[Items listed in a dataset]
## start

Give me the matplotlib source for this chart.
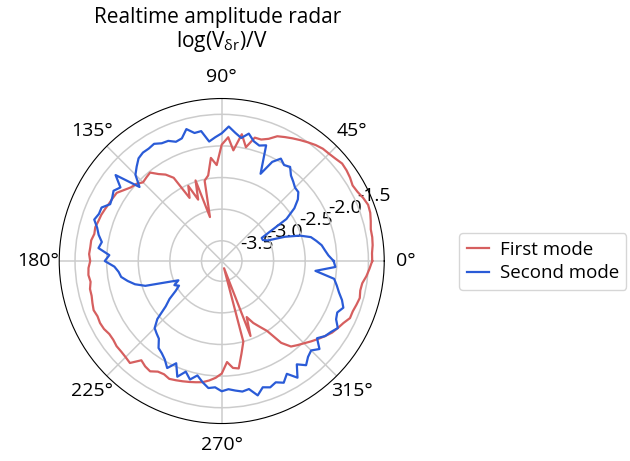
import numpy as np
import matplotlib
matplotlib.use("Agg")
import matplotlib.pyplot as plt

plt.rcParams['font.family'] = ['Open Sans', 'DejaVu Sans']
plt.rcParams['mathtext.fontset'] = 'custom'
plt.rcParams['mathtext.rm'] = 'Open Sans'
plt.rcParams['mathtext.it'] = 'Open Sans'
plt.rcParams['axes.unicode_minus'] = False

# angles in degrees, one sample every 3 degrees
angles_deg = np.arange(0, 360, 3)

# log amplitude of first mode
first_mode = [
    -1.44, -1.44, -1.42, -1.41, -1.41, -1.38, -1.35, -1.34, -1.37, -1.41,
    -1.43, -1.40, -1.38, -1.37, -1.40, -1.42, -1.43, -1.46, -1.50, -1.54,
    -1.58, -1.62, -1.66, -1.75, -1.80, -1.80, -1.98, -1.79, -2.06, -1.86,
    -1.98, -2.30, -2.18, -2.45, -2.52, -3.10, -2.48, -2.78, -2.52, -2.70,
    -2.30, -2.19, -2.12, -2.02, -2.04, -2.06, -2.00, -1.97, -1.91, -1.84,
    -1.83, -1.82, -1.80, -1.78, -1.77, -1.75, -1.76, -1.73, -1.73, -1.72,
    -1.74, -1.71, -1.70, -1.72, -1.69, -1.69, -1.67, -1.65, -1.67, -1.66,
    -1.67, -1.70, -1.70, -1.68, -1.68, -1.67, -1.65, -1.80, -1.76, -1.74,
    -1.80, -1.81, -1.78, -1.80, -1.82, -1.84, -1.86, -1.88, -1.92, -1.97,
    -2.04, -2.22, -2.12, -2.10, -2.32, -2.50, -3.70, -2.55, -2.85, -2.72,
    -2.62, -2.50, -2.22, -2.08, -2.03, -1.98, -1.92, -1.86, -1.80, -1.74,
    -1.70, -1.66, -1.60, -1.60, -1.58, -1.56, -1.58, -1.57, -1.52, -1.48,
]

# log amplitude of second mode
second_mode = [
    -2.05, -2.13, -2.18, -2.22, -2.29, -2.36, -2.52, -2.75, -3.02, -3.09,
    -3.09, -2.60, -2.40, -2.27, -2.19, -2.18, -2.13, -2.08, -1.98, -2.01,
    -1.95, -2.06, -2.31, -1.86, -1.90, -1.86, -1.76, -1.85, -1.78, -1.69,
    -1.80, -1.86, -1.92, -1.74, -1.75, -1.66, -1.78, -1.80, -1.74, -1.73,
    -1.68, -1.70, -1.70, -1.73, -1.81, -1.89, -2.07, -1.66, -1.84, -1.78,
    -1.82, -1.84, -1.74, -1.74, -1.70, -1.78, -1.83, -1.90, -1.86, -2.04,
    -1.97, -2.12, -2.18, -2.21, -2.30, -2.40, -2.55, -2.88, -3.07, -2.98,
    -3.04, -2.95, -2.80, -2.68, -2.45, -2.32, -2.28, -2.24, -2.12, -2.08,
    -2.02, -1.92, -2.05, -1.86, -1.98, -1.88, -1.97, -1.88, -1.80, -1.82,
    -1.76, -1.79, -1.76, -1.73, -1.75, -1.62, -1.72, -1.68, -1.72, -1.66,
    -1.76, -1.62, -1.80, -1.70, -1.78, -1.82, -1.74, -1.88, -1.80, -1.76,
    -1.70, -1.79, -1.82, -1.76, -1.82, -1.90, -1.96, -2.02, -2.33, -2.02,
]

# close the loops
theta = np.deg2rad(np.append(angles_deg, angles_deg[0]))
r1 = np.append(first_mode, first_mode[0])
r2 = np.append(second_mode, second_mode[0])

fig = plt.figure(figsize=(6.3, 4.61), dpi=100)
ax = fig.add_axes([0.094, 0.0813, 0.5159, 0.705], projection='polar')

ax.plot(theta, r1, color='#d65f5f', lw=1.6, label='First mode')
ax.plot(theta, r2, color='#2a5bd7', lw=1.6, label='Second mode')

ax.set_ylim(-3.82, -1.25)
ax.set_yticks([-3.5, -3.0, -2.5, -2.0, -1.5])
ax.set_yticklabels(['-3.5', '-3.0', '-2.5', '-2.0', '-1.5'])
ax.grid(color='#cccccc', lw=1.1)
ax.tick_params(labelsize=14)
ax.tick_params(axis='x', pad=5)

fig.text(0.346, 0.963, 'Realtime amplitude radar', ha='center', va='center', fontsize=15)
fig.text(0.352, 0.909, r'log(V$_{\delta\mathrm{r}}$)/V', ha='center', va='center', fontsize=15)

fig.legend(loc='center left', bbox_to_anchor=(0.714, 0.433), fontsize=13.5,
           handlelength=1.2, handletextpad=0.55, labelspacing=0.3)

fig.savefig('out.png', dpi=100)
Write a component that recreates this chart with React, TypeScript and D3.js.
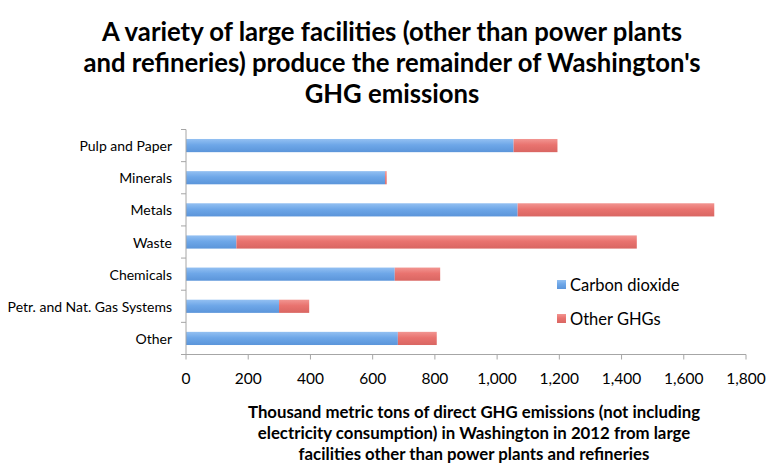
import * as d3 from "d3"

const categories = ["Pulp and Paper", "Minerals", "Metals", "Waste", "Chemicals", "Petr. and Nat. Gas Systems", "Other"]
const carbonDioxide = [1053, 640, 1066, 162, 671, 299, 681]
const otherGhgs = [141, 5, 632, 1287, 146, 97, 125]
const xTicks = [0, 200, 400, 600, 800, 1000, 1200, 1400, 1600, 1800]
const seriesNames = ["Carbon dioxide", "Other GHGs"]

const titleLines = [
  "A variety of large facilities (other than power plants",
  "and refineries) produce the remainder of Washington's",
  "GHG emissions",
]
const axisTitleLines = [
  "Thousand metric tons of direct GHG emissions (not including",
  "electricity consumption) in Washington in 2012 from large",
  "facilities other than power plants and refineries",
]

const WIDTH = 782
const HEIGHT = 476
const FONT = "Lato, 'Open Sans', sans-serif"

export default function App() {
  const x = d3.scaleLinear().domain([0, 1800]).range([186, 746])
  const y = d3.scaleBand<string>().domain(categories).range([129.5, 354.5]).paddingInner(0.59).paddingOuter(0.295)

  const fmt = d3.format(",")
  const axisColor = "#a6a6a6"
  const step = y.step()
  const top = y.range()[0]
  const bottom = y.range()[1]

  // boundaries between categories get the little left ticks
  const boundaries = d3.range(categories.length + 1).map(i => top + i * step)

  return (
    <svg
      width={WIDTH}
      height={HEIGHT}
      style={{ position: "absolute", left: 0, top: 0, background: "white" }}
      fontFamily={FONT}
    >
      <defs>
        <linearGradient id="blueGrad" x1="0" y1="0" x2="0" y2="1">
          <stop offset="0%" stopColor="#93c0f2" />
          <stop offset="45%" stopColor="#6ea7e8" />
          <stop offset="100%" stopColor="#5b95da" />
        </linearGradient>
        <linearGradient id="redGrad" x1="0" y1="0" x2="0" y2="1">
          <stop offset="0%" stopColor="#f29591" />
          <stop offset="45%" stopColor="#e9736f" />
          <stop offset="100%" stopColor="#d96662" />
        </linearGradient>
      </defs>

      {/* title */}
      <text textAnchor="middle" fontWeight="bold" fontSize={25.7} fill="#000">
        {titleLines.map((line, i) => (
          <tspan key={i} x={392} y={41 + i * 31}>{line}</tspan>
        ))}
      </text>

      {/* bars */}
      {categories.map((c, i) => (
        <g key={c}>
          <rect
            x={x(0)}
            y={y(c)}
            width={x(carbonDioxide[i]) - x(0)}
            height={y.bandwidth()}
            fill="url(#blueGrad)"
          />
          <rect
            x={x(carbonDioxide[i])}
            y={y(c)}
            width={x(carbonDioxide[i] + otherGhgs[i]) - x(carbonDioxide[i])}
            height={y.bandwidth()}
            fill="url(#redGrad)"
          />
        </g>
      ))}

      {/* y axis */}
      <line x1={x(0)} x2={x(0)} y1={top} y2={bottom} stroke={axisColor} />
      {boundaries.map((b, i) => (
        <line key={i} x1={x(0) - 5} x2={x(0)} y1={b} y2={b} stroke={axisColor} />
      ))}
      {categories.map(c => (
        <text
          key={c}
          x={172}
          y={(y(c) ?? 0) + y.bandwidth() / 2}
          textAnchor="end"
          dominantBaseline="central"
          fontSize={14}
          fill="#000"
        >
          {c}
        </text>
      ))}

      {/* x axis */}
      <line x1={x(0)} x2={x(1800)} y1={bottom} y2={bottom} stroke={axisColor} />
      {xTicks.map(t => (
        <g key={t}>
          <line x1={x(t)} x2={x(t)} y1={bottom} y2={bottom + 5} stroke={axisColor} />
          <text x={x(t)} y={378} textAnchor="middle" dominantBaseline="central" fontSize={15.5} fill="#000">
            {fmt(t)}
          </text>
        </g>
      ))}

      {/* axis title */}
      <text textAnchor="middle" fontWeight="bold" fontSize={16.8} fill="#000">
        {axisTitleLines.map((line, i) => (
          <tspan key={i} x={474} y={418 + i * 20.8}>{line}</tspan>
        ))}
      </text>

      {/* legend */}
      {seriesNames.map((s, i) => (
        <g key={s} transform={`translate(557, ${280 + i * 34})`}>
          <rect width={9} height={9} fill={i === 0 ? "url(#blueGrad)" : "url(#redGrad)"} />
          <text x={13} y={5} dominantBaseline="central" fontSize={16.5} fill="#000">{s}</text>
        </g>
      ))}
    </svg>
  )
}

## end

Exercise brief - Without the pictures, return the listing above from its first line through the line that has "import matplotlib.pyplot as plt".

Written solution -
Give me the matplotlib source for this chart.
import numpy as np
import matplotlib
matplotlib.use("Agg")
import matplotlib.pyplot as plt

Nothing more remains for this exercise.